1) measure and prepare all your ingredients.

2) If using fresh corn, remove husk/skins and parboil for 6 minutes. (frozen let thaw)
3) Drain and cool.
4) Remove kennels from cob. I used my sponge cake pan to do this, made it so easy, middle holds the the corn in place, and the kennels fall in to the pan - no mess!
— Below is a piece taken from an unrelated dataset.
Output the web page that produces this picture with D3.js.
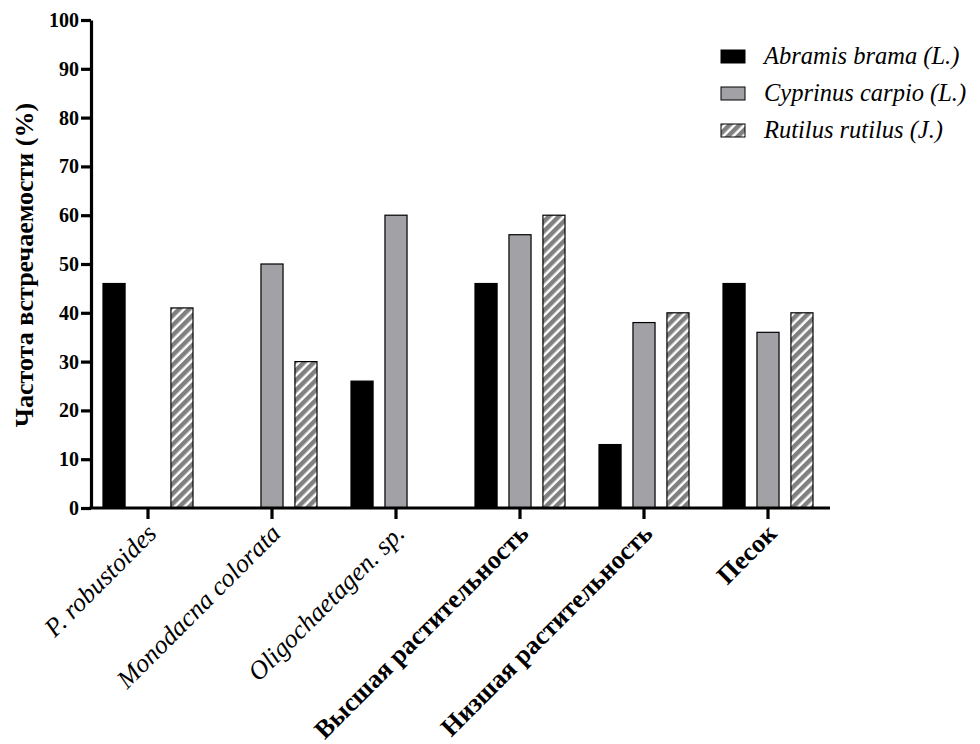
<!DOCTYPE html>
<html>
<head>
<meta charset="utf-8">
<script src="https://cdn.jsdelivr.net/npm/d3@7"></script>
<style>
  html, body { margin: 0; padding: 0; background: #fff; }
  svg { display: block; }
  text { font-family: "Liberation Serif", "DejaVu Serif", serif; }
</style>
</head>
<body>
<svg id="chart" width="980" height="744"></svg>
<script>
const categories = ["P. robustoides", "Monodacna colorata", "Oligochaetagen. sp.", "Высшая растительность", "Низшая растительность", "Песок"];
const categoryItalic = [true, true, true, false, false, false];
const seriesNames = ["Abramis brama (L.)", "Cyprinus carpio (L.)", "Rutilus rutilus (J.)"];
const abramis = [46, 0, 26, 46, 13, 46];
const cyprinus = [0, 50, 60, 56, 38, 36];
const rutilus = [41, 30, 0, 60, 40, 40];
const yTicks = [0, 10, 20, 30, 40, 50, 60, 70, 80, 90, 100];
const yLabel = "Частота встречаемости (%)";

const seriesValues = [abramis, cyprinus, rutilus];
const FONT = "'Liberation Serif', 'Times New Roman', serif";
const svg = d3.select("#chart");

const defs = svg.append("defs");
const pat = defs.append("pattern")
  .attr("id", "stripes")
  .attr("patternUnits", "userSpaceOnUse")
  .attr("width", 7).attr("height", 7)
  .attr("patternTransform", "rotate(45)");
pat.append("rect").attr("width", 7).attr("height", 7).attr("fill", "#ffffff");
pat.append("rect").attr("width", 4.5).attr("height", 7).attr("fill", "#808080");

const fills = ["#000000", "#a2a2a6", "url(#stripes)"];

const y = d3.scaleLinear().domain([0, 100]).range([508, 20]);
const x = d3.scaleBand().domain(categories).range([86, 830]).paddingInner(0).paddingOuter(0);
const xs = d3.scaleBand().domain(d3.range(3)).range([17, 107]).paddingInner(0.35).paddingOuter(0);

// bars
categories.forEach((c, ci) => {
  seriesValues.forEach((vals, si) => {
    const v = vals[ci];
    if (v <= 0) return;
    svg.append("rect")
      .attr("x", x(c) + xs(si))
      .attr("y", y(v))
      .attr("width", xs.bandwidth())
      .attr("height", y(0) - y(v))
      .attr("fill", fills[si])
      .attr("stroke", "#000")
      .attr("stroke-width", 1.2);
  });
});

// y axis
const yAxis = d3.axisLeft(y).tickValues(yTicks).tickSize(10).tickPadding(2).tickSizeOuter(0);
const gy = svg.append("g").attr("transform", "translate(91,0)").call(yAxis);
gy.attr("font-family", FONT);
gy.select(".domain").attr("stroke", "#000").attr("stroke-width", 3.2);
gy.selectAll(".tick line").attr("stroke", "#000").attr("stroke-width", 3.2);
gy.selectAll(".tick text")
  .attr("fill", "#000")
  .attr("font-family", FONT)
  .attr("font-size", 20)
  .attr("font-weight", "bold");

// x axis
const xAxis = d3.axisBottom(x).tickSize(11).tickSizeOuter(0).tickFormat("");
const gx = svg.append("g").attr("transform", "translate(0,508)").call(xAxis);
gx.select(".domain").attr("stroke", "#000").attr("stroke-width", 3.2).attr("d", "M89.5,0H830");
gx.selectAll(".tick line").attr("stroke", "#000").attr("stroke-width", 3.2);

// x labels
categories.forEach((c, ci) => {
  const cx = x(c) + x.bandwidth() / 2;
  svg.append("text")
    .attr("transform", `translate(${cx + 10},${535}) rotate(-45)`)
    .attr("text-anchor", "end")
    .attr("font-family", FONT)
    .attr("font-size", 26)
    .attr("font-style", categoryItalic[ci] ? "italic" : "normal")
    .attr("font-weight", categoryItalic[ci] ? "normal" : "bold")
    .attr("fill", "#000")
    .text(c);
});

// y label
svg.append("text")
  .attr("transform", "translate(33,265) rotate(-90)")
  .attr("text-anchor", "middle")
  .attr("font-family", FONT)
  .attr("font-size", 26)
  .attr("font-weight", "bold")
  .attr("fill", "#000")
  .text(yLabel);

// legend
const lg = svg.append("g");
seriesNames.forEach((n, i) => {
  const yy = 50 + i * 37;
  lg.append("rect").attr("x", 721).attr("y", yy).attr("width", 24).attr("height", 13)
    .attr("fill", fills[i]).attr("stroke", "#000").attr("stroke-width", 1);
  lg.append("text").attr("x", 764).attr("y", yy + 14)
    .attr("font-family", FONT)
    .attr("font-size", 24.5).attr("font-style", "italic")
    .attr("fill", "#000").text(n);
});
</script>
</body>
</html>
5) Add hot pepper, garlic, vinegar, sugar onions, cumin salt and black pepper to saucepan.
6) Add corn and bring to a boil over high heat, reduce heat and boil gently, uncovered for 20 minutes.
7) Stir in coriander and cook for 2 minutes more.
If not canning relish should last 3-5 days in refrigerator.
To Preserve:
1) Ladle in hot/sterilized jars. leaving 1/2 inch headspace. Process 15 minutes fort half pint/pint jars.
Fiesta Corn Relish
What You'll Need:
5-6 large ears fresh corn (or 4 cups good frozen corn
1 jalapeno pepper (adjust heat to your taste)
2 garlic cloves, minced
1 1/2 cups cider vinegar
3/4 cup granulated sugar
1/2 cup chopped red onion
1/2 cup sweet red or green pepper
1/2 cup chopped green onions
1 tsp cumin
1 tsp pickling salt
1/2 tsp freshly ground pepper
2 tbsp chopped fresh cilantro
1) Measure and prepare all your ingredients.
2) If using fresh corn, remove husk/skins and parboil or 6 minutes. (frozen let thaw)
3) Drain and cool.
4) Remove kennels from cob. I used my sponge cake pan to do this, made it so easy, the hole in middle holds he corn in place and the kennels fall in to the pan - no mess!
5) Add hot pepper, garlic, vinegar, sugar onions, cumin salt and black pepper to saucepan.
6) Add corn and bring to a boil over high heat, reduce heat and boil gently, uncovered for 20 minutes.
7) Stir in coriander and cook for 2 minutes more.
If not canning, covered relish should last anywhere from 3-5 days in refrigerator.
To Preserve:
1) Ladle in hot/sterilized jars. leaving 1/2 inch headspace. Process 15 minutes fort half pint/pint jars.
Enjoy!!!!






















That looks delicious!
Yum, this looks good. I have to make some. Thanks for sharing.
Looks so yummy Cathy. This week I've canned: tomato sauce, apple jelly and chokecherry jelly!! I'm having fun watching the shelves in the pantry fill up!
Oh wow that sure does look yummy!!
Dee
Mmmm... looks delish, my tummy is growling now!
) I pinned your recipe to try later!